Dans ce conte pour adulte, les auteurs revisitent un genre où le merveilleux peut être sombre et le maléfique innocent. La trame faussement classique entraîne le lecteur dans un tourbillon esthétique envoûtant, qui le laissera longtemps rêveur.
C'est très spécial, cette bande dessinée est pleine de pages fluides et agréables, des qualités et des défauts personnifiés, des textes avec des rimes, des couleurs claires et gaies en tout temps, une mode de la méchanceté créée, pertinente et réussie surtout. Qu'elle est belle Shame dans sa méchanceté. On en voudrait.

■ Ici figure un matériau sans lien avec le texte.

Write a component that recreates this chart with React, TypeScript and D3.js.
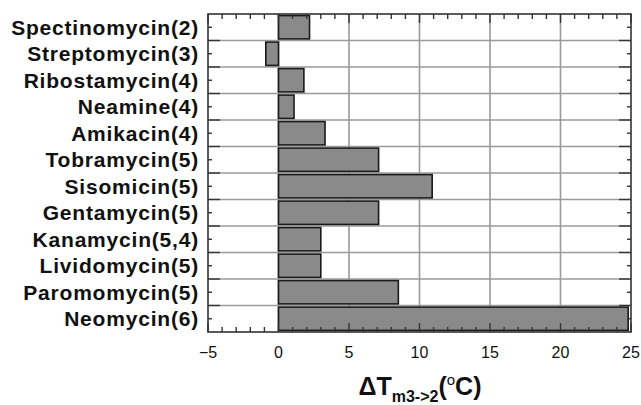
import React, { useEffect, useRef } from 'react'
import * as d3 from 'd3'

const drugs = [
  'Spectinomycin(2)', 'Streptomycin(3)', 'Ribostamycin(4)', 'Neamine(4)',
  'Amikacin(4)', 'Tobramycin(5)', 'Sisomicin(5)', 'Gentamycin(5)',
  'Kanamycin(5,4)', 'Lividomycin(5)', 'Paromomycin(5)', 'Neomycin(6)',
]
const deltaTm = [2.2, -0.9, 1.8, 1.1, 3.3, 7.1, 10.9, 7.1, 3.0, 3.0, 8.5, 24.8]
const xTicks = [-5, 0, 5, 10, 15, 20, 25]

export default function App() {
  const ref = useRef<SVGSVGElement>(null)

  useEffect(() => {
    const svg = d3.select(ref.current)
    svg.selectAll('*').remove()

    const left = 208, right = 631, top = 14, bottom = 332
    const x = d3.scaleLinear().domain([-5, 25]).range([left, right])
    const y = d3.scaleBand().domain(drugs).range([top, bottom]).paddingInner(0.12).paddingOuter(0.06)
    const bandTop = (i) => top + i * (bottom - top) / drugs.length

    const g = svg.append('g')

    // grid
    const grid = g.append('g').attr('stroke', '#9a9a9a').attr('stroke-width', 1.6)
    xTicks.slice(1, -1).forEach(t => {
      grid.append('line').attr('x1', x(t)).attr('x2', x(t)).attr('y1', top).attr('y2', bottom)
    })
    d3.range(1, drugs.length).forEach(i => {
      grid.append('line').attr('x1', left).attr('x2', right).attr('y1', bandTop(i)).attr('y2', bandTop(i))
    })

    // bars
    g.append('g').selectAll('rect').data(deltaTm).enter().append('rect')
      .attr('x', d => x(Math.min(0, d)))
      .attr('width', d => Math.abs(x(d) - x(0)))
      .attr('y', (d, i) => y(drugs[i]))
      .attr('height', y.bandwidth())
      .attr('fill', '#8a8a8a')
      .attr('stroke', '#1a1a1a')
      .attr('stroke-width', 1.6)

    // frame
    g.append('rect').attr('x', left).attr('y', top).attr('width', right - left).attr('height', bottom - top)
      .attr('fill', 'none').attr('stroke', '#333').attr('stroke-width', 1.6)

    // ticks
    const tk = g.append('g').attr('stroke', '#333').attr('stroke-width', 1.4)
    d3.range(-5, 25.01, 1).forEach(v => {
      const major = v % 5 === 0
      const len = major ? 9 : 5
      tk.append('line').attr('x1', x(v)).attr('x2', x(v)).attr('y1', top).attr('y2', top + len)
      tk.append('line').attr('x1', x(v)).attr('x2', x(v)).attr('y1', bottom).attr('y2', bottom - len)
    })
    drugs.forEach((d, i) => {
      const c = y(d) + y.bandwidth() / 2
      tk.append('line').attr('x1', left).attr('x2', left + 4).attr('y1', c).attr('y2', c)
      tk.append('line').attr('x1', right).attr('x2', right - 4).attr('y1', c).attr('y2', c)
      if (i > 0) {
        tk.append('line').attr('x1', left).attr('x2', left + 12).attr('y1', bandTop(i)).attr('y2', bandTop(i))
        tk.append('line').attr('x1', right).attr('x2', right - 12).attr('y1', bandTop(i)).attr('y2', bandTop(i))
      }
    })

    // x tick labels
    g.append('g').selectAll('text').data(xTicks).enter().append('text')
      .attr('x', d => x(d)).attr('y', 358)
      .attr('text-anchor', 'middle')
      .attr('font-family', 'Liberation Sans, Arial, sans-serif')
      .attr('font-size', 16)
      .attr('fill', '#111')
      .text(d => d < 0 ? '\u2212' + Math.abs(d) : String(d))

    // category labels
    g.append('g').selectAll('text').data(drugs).enter().append('text')
      .attr('x', 199)
      .attr('y', d => y(d) + y.bandwidth() / 2)
      .attr('dy', '0.36em')
      .attr('text-anchor', 'end')
      .attr('font-family', 'Liberation Sans, Arial, sans-serif')
      .attr('font-weight', 'bold')
      .attr('font-size', 21)
      .attr('letter-spacing', 0.8)
      .attr('fill', '#111')
      .text(d => d)

    // axis title
    const title = g.append('text')
      .attr('x', 420).attr('y', 395)
      .attr('text-anchor', 'middle')
      .attr('font-family', 'Liberation Sans, Arial, sans-serif')
      .attr('font-weight', 'bold')
      .attr('font-size', 25)
      .attr('fill', '#111')
    title.append('tspan').text('\u0394T')
    title.append('tspan').attr('font-size', 16).attr('dy', 7).text('m3->2')
    title.append('tspan').attr('dy', -7).text('(')
    title.append('tspan').attr('font-size', 15).attr('font-weight', 'normal').attr('dy', -10).text('o')
    title.append('tspan').attr('dy', 10).text('C)')
  }, [])

  return (
    <svg ref={ref} width={641} height={405} style={{ position: 'absolute', left: 0, top: 0, background: '#fff' }} />
  )
}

Pour moi, le but de l'auteur reste encore un peu obscure et compliqué, mais c'est une belle BD. J'espère qu'elle trouvera son public.. Les dryades et les nymphes ont trop vite été enlaidies par Shame (Honte). Un grand potentiel exite pour des suites plus belles, plus profondes. S'il vous plaît Monsieur Bolton, laissez la beauté aux femmes parce que vous y arrivez bien.